Enquanto Violeta precisou de oito peças robustas para executar diferentes ações, Pedro Antônio da Silva Pimentel criou, em 1917, um móvel compacto multifuncional de araucária que pode ser usado como escrivaninha, penteadeira, banco e até cama, além de armazenar objetos. O item foi, possivelmente, utilizado por uma companhia de circo que precisava de se mover com frequência, relata Marins.

O módulo guardar também tem objetos que indicam uma população itinerante, como arcas de madeira e ferro que tinham argolas para serem carregadas. “Quando essas caixas perdem as argolas e começam a ganhar pé, a gente vê que essas populações estão se sedimentando e estão usando os espaços domésticos não apenas como abrigo, mas também como espaços de sociabilidades”, afirma Maria Aparecida Borrego, vice-diretora do Museu Paulista e curadora da exposição.

Outra mudança dos móveis com o tempo foi o surgimento de gavetas e a categorização de objetos. Foi o que ajudou a Maria Teodora Voiron, madre superiora do Convento e Colégio do Patrocínio de Itu, no interior paulista, a realizar seu “milagre”.
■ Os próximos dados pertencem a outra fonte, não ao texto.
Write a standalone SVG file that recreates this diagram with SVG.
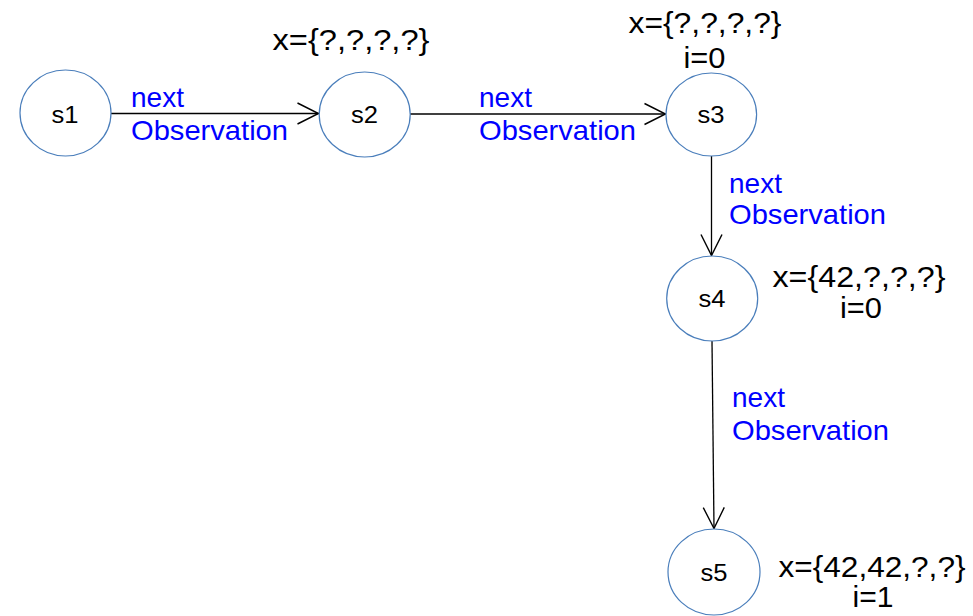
<svg xmlns="http://www.w3.org/2000/svg" width="973" height="616" viewBox="0 0 973 616">
<style>
.node ellipse{fill:#fff;stroke:#4a7ebb;stroke-width:1.2}
.nl{font-family:"Liberation Sans",Arial,sans-serif;font-size:24px;fill:#000;text-anchor:middle}
.st{font-family:"Liberation Sans",Arial,sans-serif;font-size:29px;fill:#000;text-anchor:middle}
.el{font-family:"Liberation Sans",Arial,sans-serif;font-size:28px;fill:#0000ff}
.edge{stroke:#000;stroke-width:1.3;fill:none;marker-end:url(#arr)}
</style>
<defs>
<marker id="arr" markerUnits="userSpaceOnUse" viewBox="-24 -13 26 26" refX="0" refY="0" markerWidth="26" markerHeight="26" orient="auto">
<path d="M-21,-10.5 L0,0 L-21,10.5" fill="none" stroke="#000" stroke-width="1.4"/>
</marker>
</defs>
<rect width="973" height="616" fill="#fff"/>
<g id="connectors">
<line class="edge" x1="111" y1="113.5" x2="318.5" y2="113.5"/>
<line class="edge" x1="410" y1="114" x2="665.5" y2="114"/>
<line class="edge" x1="711.5" y1="156" x2="711.5" y2="255.5"/>
<line class="edge" x1="712" y1="341" x2="714" y2="528.5"/>
<text class="el" x="131" y="107">next</text>
<text class="el" x="131" y="139.5" textLength="157" lengthAdjust="spacingAndGlyphs">Observation</text>
<text class="el" x="479" y="107">next</text>
<text class="el" x="479" y="139.5" textLength="157" lengthAdjust="spacingAndGlyphs">Observation</text>
<text class="el" x="729" y="193">next</text>
<text class="el" x="729" y="224" textLength="157" lengthAdjust="spacingAndGlyphs">Observation</text>
<text class="el" x="732" y="407">next</text>
<text class="el" x="732" y="440" textLength="157" lengthAdjust="spacingAndGlyphs">Observation</text>
</g>
<g id="s1" class="node">
<ellipse cx="65.5" cy="113" rx="45.5" ry="43"/>
<text class="nl" x="65" y="123" textLength="27" lengthAdjust="spacingAndGlyphs">s1</text>
</g>
<g id="s2" class="node">
<ellipse cx="364.7" cy="114.5" rx="45.5" ry="42.5"/>
<text class="nl" x="364.5" y="123" textLength="27" lengthAdjust="spacingAndGlyphs">s2</text>
<text class="st" x="351" y="50" textLength="157" lengthAdjust="spacingAndGlyphs">x={?,?,?,?}</text>
</g>
<g id="s3" class="node">
<ellipse cx="711.3" cy="114.5" rx="45.3" ry="41.5"/>
<text class="nl" x="711" y="123" textLength="27" lengthAdjust="spacingAndGlyphs">s3</text>
<text class="st" x="705" y="33" textLength="153" lengthAdjust="spacingAndGlyphs">x={?,?,?,?}</text>
<text class="st" x="704.5" y="68" textLength="42" lengthAdjust="spacingAndGlyphs">i=0</text>
</g>
<g id="s4" class="node">
<ellipse cx="712.2" cy="298.5" rx="45.5" ry="42.5"/>
<text class="nl" x="712" y="307" textLength="27" lengthAdjust="spacingAndGlyphs">s4</text>
<text class="st" x="859" y="287" textLength="173" lengthAdjust="spacingAndGlyphs">x={42,?,?,?}</text>
<text class="st" x="861" y="318" textLength="42" lengthAdjust="spacingAndGlyphs">i=0</text>
</g>
<g id="s5" class="node">
<ellipse cx="714" cy="572" rx="46" ry="43"/>
<text class="nl" x="714" y="581" textLength="27" lengthAdjust="spacingAndGlyphs">s5</text>
<text class="st" x="872" y="577" textLength="187" lengthAdjust="spacingAndGlyphs">x={42,42,?,?}</text>
<text class="st" x="873" y="607" textLength="41" lengthAdjust="spacingAndGlyphs">i=1</text>
</g>
</svg>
Após a morte de Voiron, a cômoda-papeleira dela estava à venda para custear reformas urgentes no convento. Quando um perito foi avaliar a peça, encontrou um fundo falso com moedas de ouro e um bilhete dizendo para as irmãs gastarem o dinheiro em futuras reformas. O achado faz parte da justificativa enviada ao Vaticano para a beatificação da madre.

O módulo sentar, por sua vez, reúne dezenas de cadeiras, poltronas, bancos, esteiras e canapés feitos de diferentes materiais. Um deles é a tradicional palhinha, trazida da Índia pelos portugueses e amplamente adotada no Brasil devido à necessidade de uma trama que permitisse maior arejamento devido ao clima tropical, conta Borrego.

Mas nem todos os móveis foram escolhidos por influência da temperatura. A adoção dos sofás, por exemplo, são reflexo da mudança da forma de sentar. “No caso da colonização europeia, como nós tivemos 800 anos de domínio muçulmano e árabe em Portugal, a gente tem a forma de sentar com as pernas cruzadas [no chão]”, diz a curadora. Entretanto, com a chegada de viajantes europeus no século 19, a postura era lida como incivilizada e as mulheres ricas passaram a se sentar em marquesas e canapés.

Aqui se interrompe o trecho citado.